Source code of charts
[start]

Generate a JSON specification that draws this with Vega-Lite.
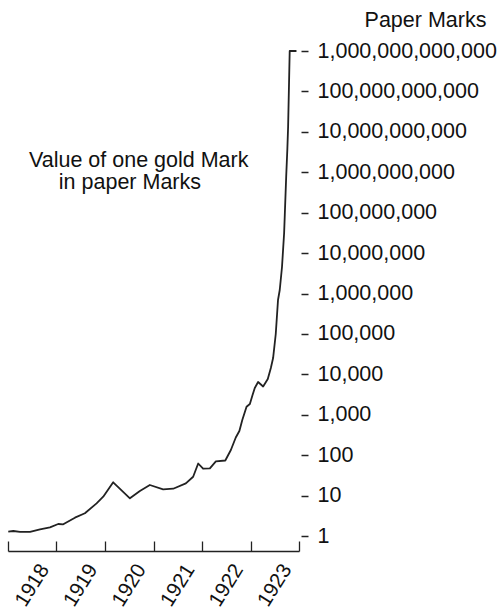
{
  "$schema": "https://vega.github.io/schema/vega-lite/v6.json",
  "autosize": "none",
  "width": 291,
  "height": 500,
  "padding": {"left": 8, "top": 51, "right": 201, "bottom": 59},
  "background": "white",
  "config": {"view": {"stroke": null}, "font": "Liberation Sans"},
  "datasets": {
    "gold": [
      {"date": "1918-01-03", "value": 1.28},
      {"date": "1918-02-10", "value": 1.33},
      {"date": "1918-04-01", "value": 1.26},
      {"date": "1918-06-16", "value": 1.26},
      {"date": "1918-08-30", "value": 1.46},
      {"date": "1918-11-13", "value": 1.64},
      {"date": "1919-01-14", "value": 1.98},
      {"date": "1919-02-21", "value": 1.95},
      {"date": "1919-05-20", "value": 2.84},
      {"date": "1919-08-03", "value": 3.65},
      {"date": "1919-10-30", "value": 6.44},
      {"date": "1919-12-19", "value": 9.38},
      {"date": "1920-03-03", "value": 21.3},
      {"date": "1920-07-07", "value": 8.57},
      {"date": "1920-09-20", "value": 13.0},
      {"date": "1920-12-04", "value": 18.3},
      {"date": "1921-03-14", "value": 14.3},
      {"date": "1921-05-29", "value": 14.8},
      {"date": "1921-09-01", "value": 20.1},
      {"date": "1921-10-26", "value": 29.3},
      {"date": "1921-12-03", "value": 62.2},
      {"date": "1922-01-09", "value": 46.2},
      {"date": "1922-03-01", "value": 47.3},
      {"date": "1922-04-15", "value": 70.5},
      {"date": "1922-06-25", "value": 73.8},
      {"date": "1922-08-06", "value": 134},
      {"date": "1922-09-12", "value": 273},
      {"date": "1922-10-09", "value": 396},
      {"date": "1922-10-31", "value": 741},
      {"date": "1922-12-02", "value": 1581},
      {"date": "1922-12-27", "value": 1845},
      {"date": "1923-01-14", "value": 2910},
      {"date": "1923-02-02", "value": 4590},
      {"date": "1923-02-27", "value": 6460},
      {"date": "1923-04-06", "value": 5000},
      {"date": "1923-05-11", "value": 7660},
      {"date": "1923-06-03", "value": 14300},
      {"date": "1923-06-20", "value": 25300},
      {"date": "1923-07-10", "value": 99500},
      {"date": "1923-07-27", "value": 690000},
      {"date": "1923-08-09", "value": 1220000},
      {"date": "1923-08-26", "value": 4520000},
      {"date": "1923-09-11", "value": 31300000},
      {"date": "1923-09-16", "value": 87500000},
      {"date": "1923-09-27", "value": 853000000},
      {"date": "1923-10-05", "value": 3550000000},
      {"date": "1923-10-11", "value": 13400000000},
      {"date": "1923-10-16", "value": 81000000000},
      {"date": "1923-10-20", "value": 340000000000},
      {"date": "1923-10-23", "value": 1000000000000},
      {"date": "1923-12-13", "value": 1000000000000}
    ],
    "notes": [
      {"date": "1920-09-11", "value": 1370000000, "label": "Value of one gold Mark"},
      {"date": "1920-07-07", "value": 378000000, "label": "in paper Marks"}
    ]
  },
  "layer": [
    {
      "data": {"name": "gold"},
      "mark": {"type": "line", "color": "#222", "strokeWidth": 1.8, "strokeJoin": "round"},
      "encoding": {
        "x": {
          "field": "date",
          "type": "temporal",
          "scale": {
            "type": "utc",
            "domain": [
              {"year": 1918, "month": 1, "date": 1, "utc": true},
              {"year": 1924, "month": 1, "date": 1, "utc": true}
            ]
          },
          "axis": {
            "title": null,
            "values": [
              {"year": 1918, "month": 1, "date": 1, "utc": true},
              {"year": 1919, "month": 1, "date": 1, "utc": true},
              {"year": 1920, "month": 1, "date": 1, "utc": true},
              {"year": 1921, "month": 1, "date": 1, "utc": true},
              {"year": 1922, "month": 1, "date": 1, "utc": true},
              {"year": 1923, "month": 1, "date": 1, "utc": true},
              {"year": 1924, "month": 1, "date": 1, "utc": true}
            ],
            "labelExpr": "utcyear(datum.value) < 1924 ? utcFormat(datum.value, '%Y') : ''",
            "grid": false,
            "domainColor": "#222",
            "domainWidth": 1.3,
            "tickColor": "#222",
            "tickWidth": 1.3,
            "tickSize": -10,
            "labelAngle": -58,
            "labelAlign": "center",
            "labelBaseline": "middle",
            "labelOffset": 24,
            "labelPadding": 44,
            "labelFontSize": 20.5,
            "labelColor": "#111",
            "labelFlush": false,
            "labelOverlap": false,
            "labelBound": false
          }
        },
        "y": {
          "field": "value",
          "type": "quantitative",
          "scale": {"type": "log", "domain": [0.4256, 1000000000000], "nice": false},
          "axis": {
            "orient": "right",
            "title": "Paper Marks",
            "titleAngle": 0,
            "titleAlign": "center",
            "titleBaseline": "alphabetic",
            "titleX": 124,
            "titleY": -25,
            "titleFontSize": 21.5,
            "titleFontWeight": "normal",
            "titleColor": "#111",
            "values": [1, 10, 100, 1000, 10000, 100000, 1000000, 10000000, 100000000, 1000000000, 10000000000, 100000000000, 1000000000000],
            "format": ",.0f",
            "grid": false,
            "domain": false,
            "offset": 2,
            "tickSize": 7,
            "tickWidth": 1.5,
            "tickColor": "#222",
            "labelPadding": 9,
            "labelFontSize": 21.5,
            "labelColor": "#111",
            "labelFlush": false,
            "labelOverlap": false,
            "labelBound": false
          }
        }
      }
    },
    {
      "data": {"name": "notes"},
      "mark": {"type": "text", "fontSize": 21.5, "color": "#111", "align": "center", "baseline": "alphabetic"},
      "encoding": {
        "x": {"field": "date", "type": "temporal"},
        "y": {"field": "value", "type": "quantitative"},
        "text": {"field": "label"}
      }
    }
  ]
}
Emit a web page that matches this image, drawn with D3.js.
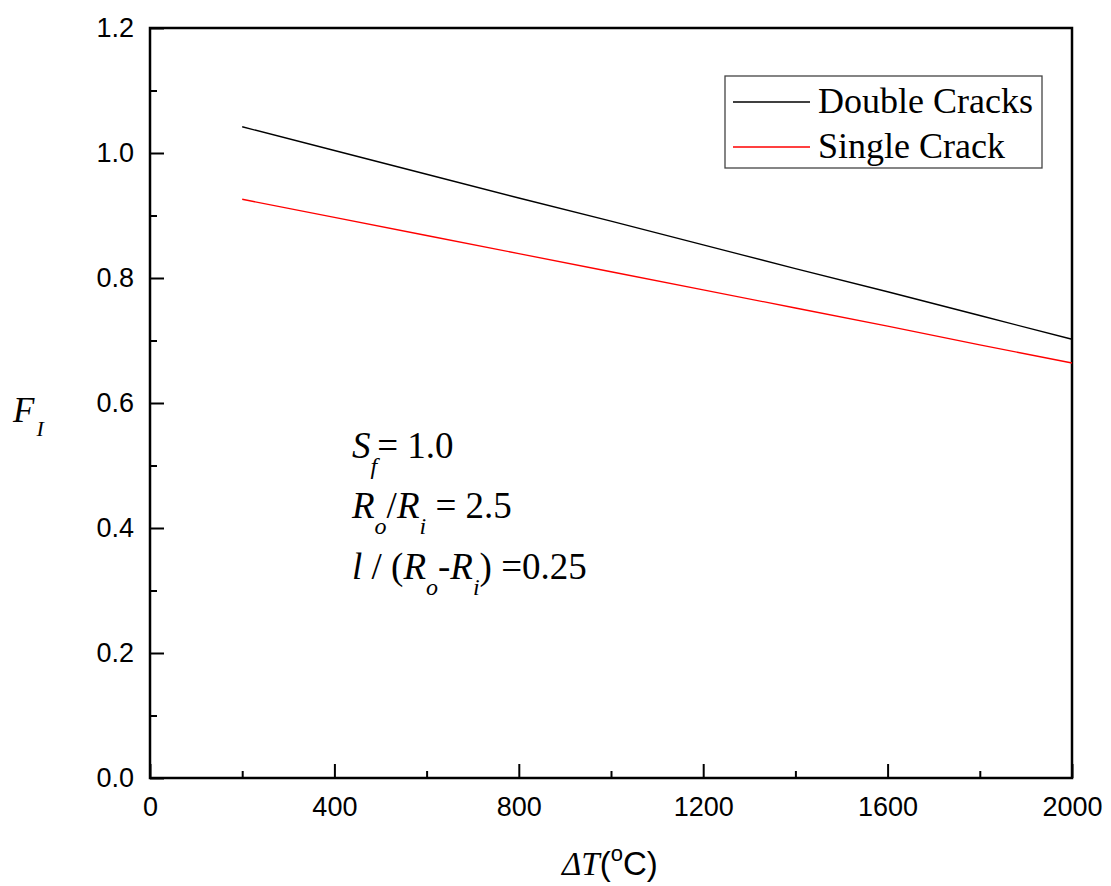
<!DOCTYPE html>
<html>
<head>
<meta charset="utf-8">
<script src="https://cdn.jsdelivr.net/npm/d3@7"></script>
<style>
  body { margin: 0; background: #fff; }
  svg { display: block; }
</style>
</head>
<body>
<svg id="chart" width="1111" height="886"></svg>
<script>
// data
const deltaT = [200, 400, 600, 800, 1000, 1200, 1400, 1600, 1800, 2000];
const doubleCracks = [1.042, 1.004, 0.966, 0.928, 0.891, 0.853, 0.815, 0.778, 0.740, 0.702];
const singleCrack = [0.926, 0.897, 0.868, 0.839, 0.810, 0.781, 0.752, 0.723, 0.693, 0.664];
const xTicks = [0, 400, 800, 1200, 1600, 2000];
const yTicks = [0.0, 0.2, 0.4, 0.6, 0.8, 1.0, 1.2];

const series = [
  { name: "Double Cracks", values: doubleCracks, color: "#000000" },
  { name: "Single Crack", values: singleCrack, color: "#ff0000" },
];

const margin = { left: 150, top: 28, right: 39, bottom: 108 };
const width = 1111 - margin.left - margin.right;
const height = 886 - margin.top - margin.bottom;

const sans = "Liberation Sans, Arial, sans-serif";
const serif = "Liberation Serif, Times New Roman, serif";

const svg = d3.select("#chart");
const g = svg.append("g").attr("transform", `translate(${margin.left},${margin.top})`);

const x = d3.scaleLinear().domain([0, 2000]).range([0, width]);
const y = d3.scaleLinear().domain([0, 1.2]).range([height, 0]);

// minor ticks first (inside)
g.append("g")
  .attr("transform", `translate(0,${height})`)
  .call(d3.axisBottom(x).tickValues(d3.range(200, 2000, 400)).tickSize(-7).tickFormat(""))
  .call(a => a.select(".domain").remove())
  .selectAll("line").attr("stroke-width", 2);
g.append("g")
  .call(d3.axisLeft(y).tickValues(d3.range(0.1, 1.2, 0.2)).tickSize(-7).tickFormat(""))
  .call(a => a.select(".domain").remove())
  .selectAll("line").attr("stroke-width", 2);

// major ticks
const xAxis = g.append("g")
  .attr("transform", `translate(0,${height})`)
  .call(d3.axisBottom(x).tickValues(xTicks).tickSize(-14).tickPadding(10).tickFormat(d3.format("d")));
xAxis.select(".domain").remove();
xAxis.selectAll("line").attr("stroke-width", 2);
xAxis.attr("font-family", sans).attr("font-size", 27);
xAxis.selectAll("text").attr("dy", "1.05em").attr("fill", "#000");

const yAxis = g.append("g")
  .call(d3.axisLeft(y).tickValues(yTicks).tickSize(-14).tickPadding(16).tickFormat(d3.format(".1f")));
yAxis.select(".domain").remove();
yAxis.selectAll("line").attr("stroke-width", 2);
yAxis.attr("font-family", sans).attr("font-size", 27);
yAxis.selectAll("text").attr("fill", "#000");

// frame
g.append("rect")
  .attr("width", width).attr("height", height)
  .attr("fill", "none").attr("stroke", "#000").attr("stroke-width", 2.5);

// lines
const line = d3.line().x((d, i) => x(deltaT[i])).y(d => y(d));
g.selectAll(".series")
  .data(series)
  .enter()
  .append("path")
  .attr("class", "series")
  .attr("d", d => line(d.values))
  .attr("fill", "none")
  .attr("stroke", d => d.color)
  .attr("stroke-width", 1.3);

// legend
const legend = svg.append("g");
legend.append("rect")
  .attr("x", 725).attr("y", 76).attr("width", 317).attr("height", 92)
  .attr("fill", "#fff").attr("stroke", "#444").attr("stroke-width", 1.3);
series.forEach((s, i) => {
  const ly = 102 + i * 45;
  legend.append("line")
    .attr("x1", 733).attr("x2", 810).attr("y1", ly).attr("y2", ly)
    .attr("stroke", s.color).attr("stroke-width", 1.3);
  legend.append("text")
    .attr("x", 818).attr("y", ly + 11)
    .attr("font-family", serif)
    .attr("font-size", 36)
    .text(s.name);
});

// annotation text
const ann = svg.append("g").attr("font-family", serif).attr("font-size", 37);
const sub = (txt, label) => {
  txt.append("tspan").attr("font-style", "italic").attr("font-size", 24).attr("dy", 16).text(label);
};

let t = ann.append("text").attr("x", 352).attr("y", 458);
t.append("tspan").attr("font-style", "italic").text("S");
sub(t, "f");
t.append("tspan").attr("dy", -16).text("= 1.0");

t = ann.append("text").attr("x", 352).attr("y", 518);
t.append("tspan").attr("font-style", "italic").text("R");
sub(t, "o");
t.append("tspan").attr("dy", -16).text("/");
t.append("tspan").attr("font-style", "italic").text("R");
sub(t, "i");
t.append("tspan").attr("dy", -16).text(" = 2.5");

t = ann.append("text").attr("x", 352).attr("y", 579);
t.append("tspan").attr("font-style", "italic").text("l");
t.append("tspan").text(" / (");
t.append("tspan").attr("font-style", "italic").text("R");
sub(t, "o");
t.append("tspan").attr("dy", -16).text("-");
t.append("tspan").attr("font-style", "italic").text("R");
sub(t, "i");
t.append("tspan").attr("dy", -16).text(") =0.25");

// y axis title
t = svg.append("text").attr("x", 13).attr("y", 422).attr("font-family", serif).attr("font-size", 35).attr("font-style", "italic");
t.append("tspan").text("F");
t.append("tspan").attr("font-size", 22).attr("dy", 14).attr("dx", 2).text("I");

// x axis title
t = svg.append("text").attr("x", 562).attr("y", 875).attr("font-size", 33);
t.append("tspan").attr("font-family", serif).attr("font-style", "italic").text("ΔT");
t.append("tspan").attr("font-family", sans).text("(");
t.append("tspan").attr("font-family", sans).attr("font-size", 22).attr("dy", -14).text("o");
t.append("tspan").attr("font-family", sans).attr("dy", 14).text("C)");
</script>
</body>
</html>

[end]

Your task is to list each line of the records with the word "this".

-- Answer to the task --
Generate a JSON specification that draws this with Vega-Lite.
Emit a web page that matches this image, drawn with D3.js.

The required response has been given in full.